September 2, 2020 — From research scientists to political organizers, people around the planet are working to thwart a threat whose scale has become increasingly clear: Global heating is spurring a climate crisis of megafires, superstorms and record-setting heat waves that current policies are not enough to address.
Many climate activists, driven in part by the youth movements of Gen Z, are joining major scientific bodies in calling for economic and social transformation, while other onlookers are hoping for “moonshot” technology to step in as climate “savior.”
How did we end up here? Answers to that vary, but research published earlier this year in the journal Nature Climate Change puts at least some of the blame on a surprising villain: computer modeling–based on wishful thinking.

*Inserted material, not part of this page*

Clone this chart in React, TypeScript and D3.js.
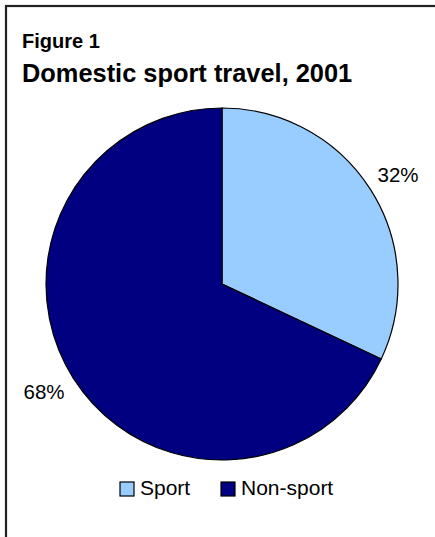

In the paper, Duncan McLaren and Nils Markusson, social scientists with the UK-based Lancaster University’s Lancaster Environment Centre, note that speculative technologies promising big climate benefits down the line have been included again and again in computer models used to inform government policies. That relieves some of the political pressure to cut or sequester greenhouse gases here and now, helping to stall tangible reductions in the near term. But it also spurs scientists creating the next round of models to rely, however unintentionally, on even more hoped-for innovations to make established climate goals appear feasible. We need to “recognise and break this pattern to unleash more effective and just climate policy,” the researchers conclude.
The root of the issue is that, in sketching potential fates for Earth and its climate, scientists, economists and other researchers use models that simulate complex systems like the atmosphere and the economy. The models provide an idea of how different things ping off each other — how money changes what people eat, how energy use affects carbon emissions, how everything ties into everything else — that policymakers can use to design laws and programs to keep climate change in check.
While useful, these models (called integrated assessment models) typically simulate the least expensive way to achieve cuts in greenhouse gas emissions, while at the same time applying an economic discount rate: counting future efforts to mitigate carbon emissions as having a lower price tag than immediate action today.
Given those conditions, if you give a model the choice of incorporating some future technology or some existing strategy for mitigating climate change, McLaren says, “the model will take [the future technology] preferentially over things that are short term and apparently expensive, like stopping people flying or like changing diets or like going from house to house and installing solar panels.”
In 1997, governments gathered in Kyoto, Japan, to negotiate a commitment for industrialized nations to cut their greenhouse gas emissions. McLaren and Markusson note in their paper that many policies at the time emphasized energy efficiency, fuel switching and a technology that wasn’t ready for deployment on a large scale: carbon capture and storage (CCS). CCS, the researchers write, “was widely adopted in [models] to optimize costs by enabling a slower transition away from fossil power generation, especially coal.”
When the Intergovernmental Panel on Climate Change (IPCC) published its fourth assessment report in 2007, the models it drew on included another innovation: bio-energy with carbon capture and storage (BECCS), an idea to extract energy from plants, trap the CO2 emitted, and bury it underground instead of spewing it into the atmosphere. Although the IPCC report noted that modeling of BECCS relied on “a limited and uncertain understanding of the technology,” it has remained in models and major assessments.
“Like CCS before it,” McLaren and Markusson write, “BECCS promised ways to cut the costs of meeting a particular target, slowing the transition even more by its promise to effectively reverse emissions at a future date.”
The result, the paper argues, has been to postpone actions, such as swift cuts to carbon emissions, that would mitigate climate threats: With the allure of potentially powerful yet largely speculative technologies in mind, policy makers were less compelled to mitigate climate change sooner rather than later.
Not everyone agrees with this perspective. Sabine Fuss, head of the sustainable resource management and global change working group at the Mercator Research Institute on Global Commons and Climate Change, questions whether the slow pace of action from governments has much to do with the modeling dynamics outlined in the new paper.
“I haven’t really observed that as such a strong argument in the political debate, saying, ‘Oh, we can do carbon removal later on so let’s postpone climate change mitigation,’” she says. “I think there are a lot of other factors at work here, and interests at work here, that will also continue to be important.”
Even if mainstream modeling’s approach of kicking the can down the road is not the only — or even primary — reason for limited progress in mitigating climate change, we should still pay attention to that possibility in the future, McLaren and Markusson contend.
As the IPCC prepares its sixth assessment report, which will form the foundation for climate talks in 2023, McLaren and Markusson worry that the next generation of integrated assessment models might incorporate proposals to use unproven technology to block some sunlight from reaching Earth.
“By drawing attention to the cycles of prevarication sketched here, we wish to encourage more researchers to examine the potential relationship between climate delay, the emergence of new technological promises and the repeated reframing of targets and redrawing of modelling parameters,” they conclude. “It is critical that problems arising in policy and target formulation are not treated naively and simply as knowledge deficits. There is scope for modellers to be more reflexive about how the risk of technology disappointment is represented in scenarios, both in single scenarios and across modelling efforts, and how such risk is communicated to policy makers.”